Monday, February 4, 2013

To Err Is Human

Williams argues that writing instructors should rethink their definition of error in student's papers. In an attempt to prove his point, he, without warning, included 100 grammer errors in his essay challenging his readers to list the errors they noticed on first reading it. He maintains that, because he is a professional writer whose relationship to his readers is quite different from the teacher-student relationship, many of the errors in his article have gone undetected. Clever Williams. He has in essence proven that we read the writing of our colleagues differently than we do student writing and that error is not a fixed feature of a text but something constructed by the reader.

But that trick, nor his exposure of grammarians making the very mistakes they admonish against, is not half so clever as his definition of error as a social phenomenon. Williams claims that error is a "flawed verbal transaction between a writer and a reader" (417). He warns the reader against conceiving error as "a discrete entity, frozen at the moment of its commission" (417), such as might be suggested by a tabulation of 432 comma splices "in so many pages or words of student writing.

Williams problematizes such empirical research on the grounds that "[m]erely by being asked, it becomes manifest to [researchers] that they have been invested with an institutional responsibility" to uphold a certain "standard" (418). By throwing the light of the "expert" back on itself, Williams exposes some of the unstated political assumptions behind the statistical measurements of error. He frees up space for the reader, and the pedagogue, to widen the scope.
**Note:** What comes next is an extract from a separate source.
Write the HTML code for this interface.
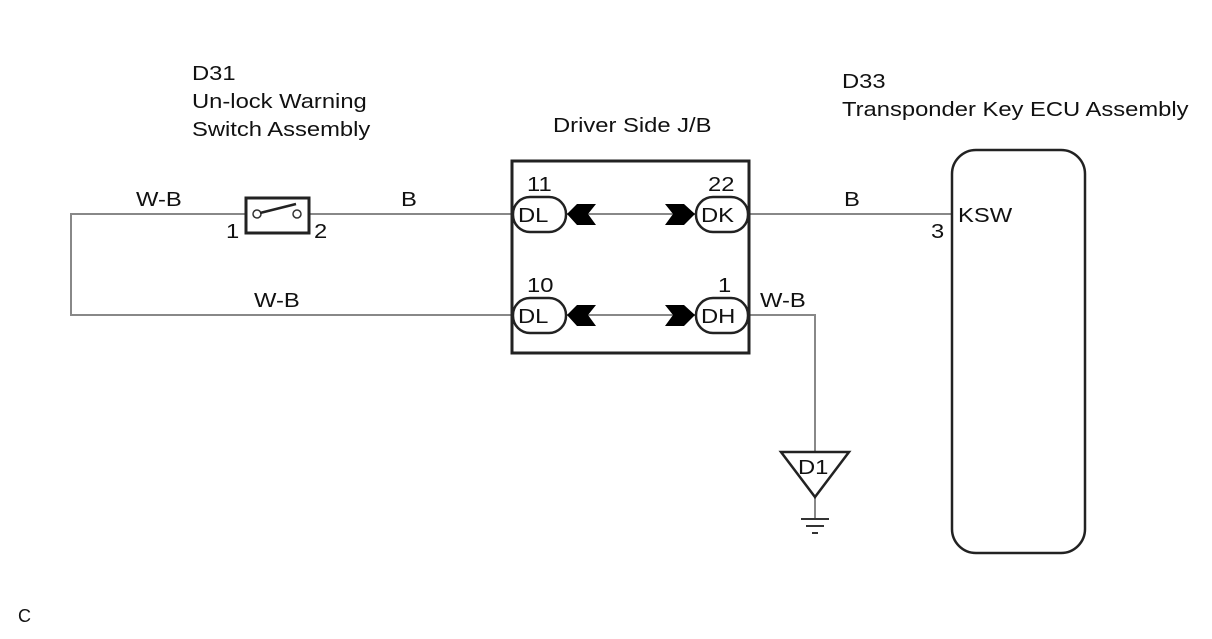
<!DOCTYPE html>
<html><head><style>body{margin:0;background:#fff}</style></head><body>
<svg width="1212" height="634" xmlns="http://www.w3.org/2000/svg" font-family="Liberation Sans, sans-serif" font-size="20.5" fill="#111">
<g stroke="#888" stroke-width="2" fill="none">
<polyline points="245,214 71,214 71,315 513,315"/>
<line x1="310" y1="214" x2="513" y2="214"/>
<line x1="566" y1="214" x2="696" y2="214"/>
<line x1="566" y1="315" x2="696" y2="315"/>
<line x1="749" y1="214" x2="951" y2="214"/>
<polyline points="749,315 815,315 815,452"/>
<line x1="815" y1="497" x2="815" y2="519"/>
</g>
<rect x="512" y="161" width="237" height="192" fill="none" stroke="#222" stroke-width="3"/>
<rect x="246" y="198" width="63" height="35" fill="none" stroke="#222" stroke-width="3"/>
<g stroke="#333" stroke-width="1.5" fill="#fff">
<circle cx="257" cy="214" r="4"/><circle cx="297" cy="214" r="4"/>
</g>
<line x1="260" y1="213" x2="296" y2="204" stroke="#222" stroke-width="2.5"/>
<g stroke="#222" stroke-width="2.5" fill="#fff">
<rect x="513" y="197" width="53" height="35" rx="17"/>
<rect x="513" y="298" width="53" height="35" rx="17"/>
<rect x="696" y="197" width="52" height="35" rx="17"/>
<rect x="696" y="298" width="52" height="35" rx="17"/>
<rect x="952" y="150" width="133" height="403" rx="24" fill="none"/>
<polygon points="781,452 849,452 815,497"/>
</g>
<g fill="#000">
<polygon points="567,214 577,204 596,204 588,214 596,225 577,225"/>
<polygon points="567,315 577,305 596,305 588,315 596,326 577,326"/>
<polygon points="665,204 684,204 695,214 684,225 665,225 673,214"/>
<polygon points="665,305 684,305 695,315 684,326 665,326 673,315"/>
</g>
<g stroke="#333" stroke-width="2">
<line x1="801" y1="519" x2="829" y2="519"/>
<line x1="806" y1="526" x2="824" y2="526"/>
<line x1="812" y1="533" x2="818" y2="533"/>
</g>
<text transform="translate(192 80) scale(1.16 1)">D31</text>
<text transform="translate(192 108) scale(1.16 1)">Un-lock Warning</text>
<text transform="translate(192 136) scale(1.16 1)">Switch Assembly</text>
<text transform="translate(553 132) scale(1.16 1)">Driver Side J/B</text>
<text transform="translate(842 88) scale(1.16 1)">D33</text>
<text transform="translate(842 116) scale(1.16 1)">Transponder Key ECU Assembly</text>
<text transform="translate(136 206) scale(1.16 1)">W-B</text>
<text transform="translate(401 206) scale(1.16 1)">B</text>
<text transform="translate(226 238) scale(1.16 1)">1</text>
<text transform="translate(314 238) scale(1.16 1)">2</text>
<text transform="translate(254 307) scale(1.16 1)">W-B</text>
<text transform="translate(527 191) scale(1.16 1)">11</text>
<text transform="translate(527 292) scale(1.16 1)">10</text>
<text transform="translate(708 191) scale(1.16 1)">22</text>
<text transform="translate(718 292) scale(1.16 1)">1</text>
<text transform="translate(518 222) scale(1.16 1)">DL</text>
<text transform="translate(518 323) scale(1.16 1)">DL</text>
<text transform="translate(701 222) scale(1.16 1)">DK</text>
<text transform="translate(701 323) scale(1.16 1)">DH</text>
<text transform="translate(760 307) scale(1.16 1)">W-B</text>
<text transform="translate(844 206) scale(1.16 1)">B</text>
<text transform="translate(931 238) scale(1.16 1)">3</text>
<text transform="translate(958 222) scale(1.16 1)">KSW</text>
<text transform="translate(798 474) scale(1.16 1)">D1</text>
<text x="18" y="622" font-size="18">C</text>
</svg>
</body></html>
He talks about "errors" in everyday social life, comically contrasting them with "grammatical" indecencies such as split infinitives or dangling modifiers: "We break wind at a dinner party and then vomit on the person next to us. We spill coffee in their lap, then step on a toe when we get up to apologize. … Or the error metaphorically violates psychic space: We utter an inappropriate obscenity, mention our painful hemorrhoids, tell a racist joke, and snigger at the fat woman across the table who turns out to be our hostess" (419-20).

Dramatizing the concept of "error" in commonplace situations gives the reader as a broad a starting point for error as she or he is likely to find, beyond the freshman or "basic writing" classroom, but, one might argue, analogously applicable to it.

Williams has demonstrated that we are likely to find errors where we look for them, that our reading of professional prose is happily oblivious to error whereas the reading of our students' prose is hard-nosed and scrutinizing.